┌────────

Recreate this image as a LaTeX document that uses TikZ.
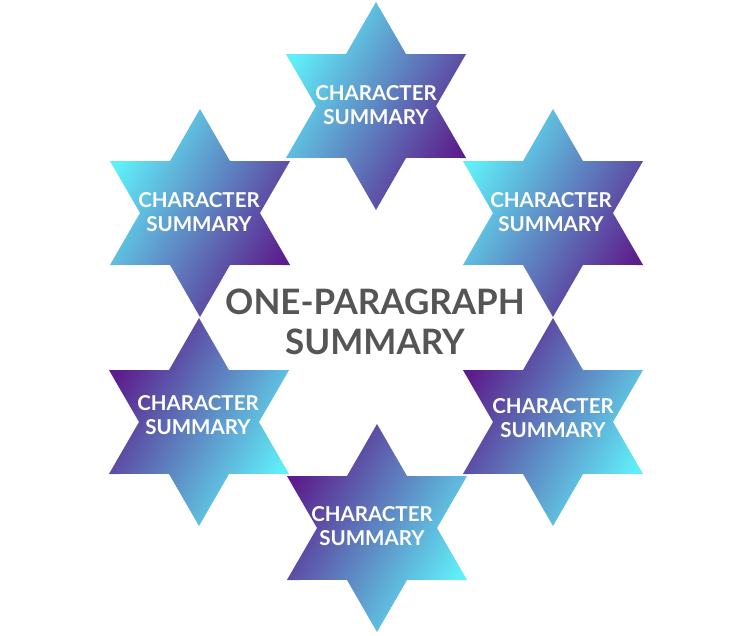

└────────
┌────────

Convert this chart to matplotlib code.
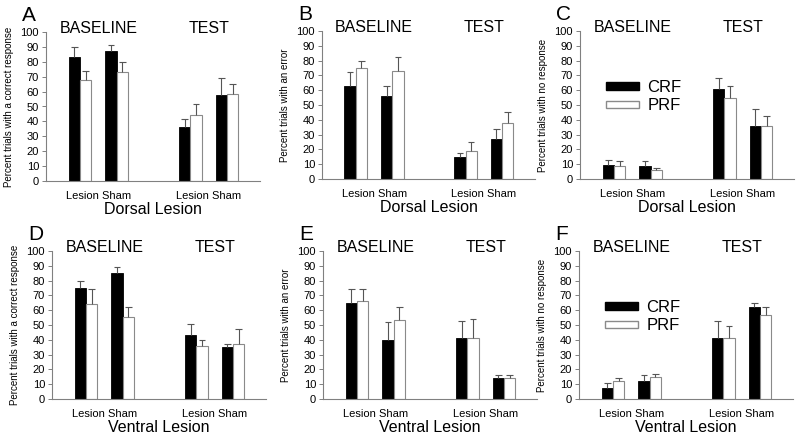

└────────
┌────────

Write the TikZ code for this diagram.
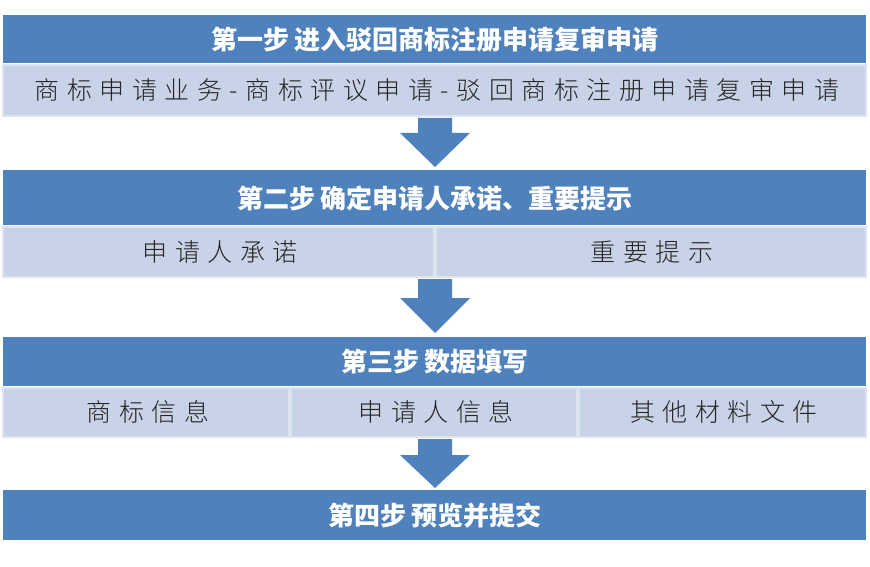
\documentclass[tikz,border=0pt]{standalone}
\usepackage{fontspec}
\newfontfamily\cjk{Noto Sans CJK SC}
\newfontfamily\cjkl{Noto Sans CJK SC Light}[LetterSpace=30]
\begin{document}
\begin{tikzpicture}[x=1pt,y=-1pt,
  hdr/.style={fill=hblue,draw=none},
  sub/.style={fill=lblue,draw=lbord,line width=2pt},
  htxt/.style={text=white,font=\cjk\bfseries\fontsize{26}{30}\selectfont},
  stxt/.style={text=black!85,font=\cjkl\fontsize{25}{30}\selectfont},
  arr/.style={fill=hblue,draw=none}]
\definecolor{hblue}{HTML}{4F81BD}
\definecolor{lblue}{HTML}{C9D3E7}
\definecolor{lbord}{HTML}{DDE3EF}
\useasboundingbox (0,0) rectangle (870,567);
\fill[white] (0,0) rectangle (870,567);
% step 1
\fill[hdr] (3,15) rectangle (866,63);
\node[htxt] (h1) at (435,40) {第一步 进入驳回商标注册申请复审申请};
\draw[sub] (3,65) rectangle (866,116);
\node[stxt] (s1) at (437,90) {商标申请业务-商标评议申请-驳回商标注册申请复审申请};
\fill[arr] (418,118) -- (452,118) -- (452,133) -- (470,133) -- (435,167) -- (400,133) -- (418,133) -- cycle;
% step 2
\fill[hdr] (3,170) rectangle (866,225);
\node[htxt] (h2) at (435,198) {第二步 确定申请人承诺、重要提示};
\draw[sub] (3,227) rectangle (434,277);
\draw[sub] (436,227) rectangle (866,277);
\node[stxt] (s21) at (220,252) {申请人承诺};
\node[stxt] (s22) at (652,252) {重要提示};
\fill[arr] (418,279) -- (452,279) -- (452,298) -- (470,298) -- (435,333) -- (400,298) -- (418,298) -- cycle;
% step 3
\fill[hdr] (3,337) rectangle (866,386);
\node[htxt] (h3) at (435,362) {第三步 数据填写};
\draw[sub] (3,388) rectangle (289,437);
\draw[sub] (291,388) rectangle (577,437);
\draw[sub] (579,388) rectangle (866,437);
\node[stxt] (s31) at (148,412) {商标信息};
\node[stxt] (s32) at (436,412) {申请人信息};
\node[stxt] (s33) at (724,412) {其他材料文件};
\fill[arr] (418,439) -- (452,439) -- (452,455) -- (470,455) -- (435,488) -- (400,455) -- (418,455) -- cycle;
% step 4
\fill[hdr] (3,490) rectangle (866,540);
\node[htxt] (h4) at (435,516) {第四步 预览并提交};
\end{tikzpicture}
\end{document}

└────────

* [Short exercise]: In the entries above, identify every line with the word "this". Copy those lines.

* [Exercise solution]:
Recreate this image as a LaTeX document that uses TikZ.
Convert this chart to matplotlib code.
Write the TikZ code for this diagram.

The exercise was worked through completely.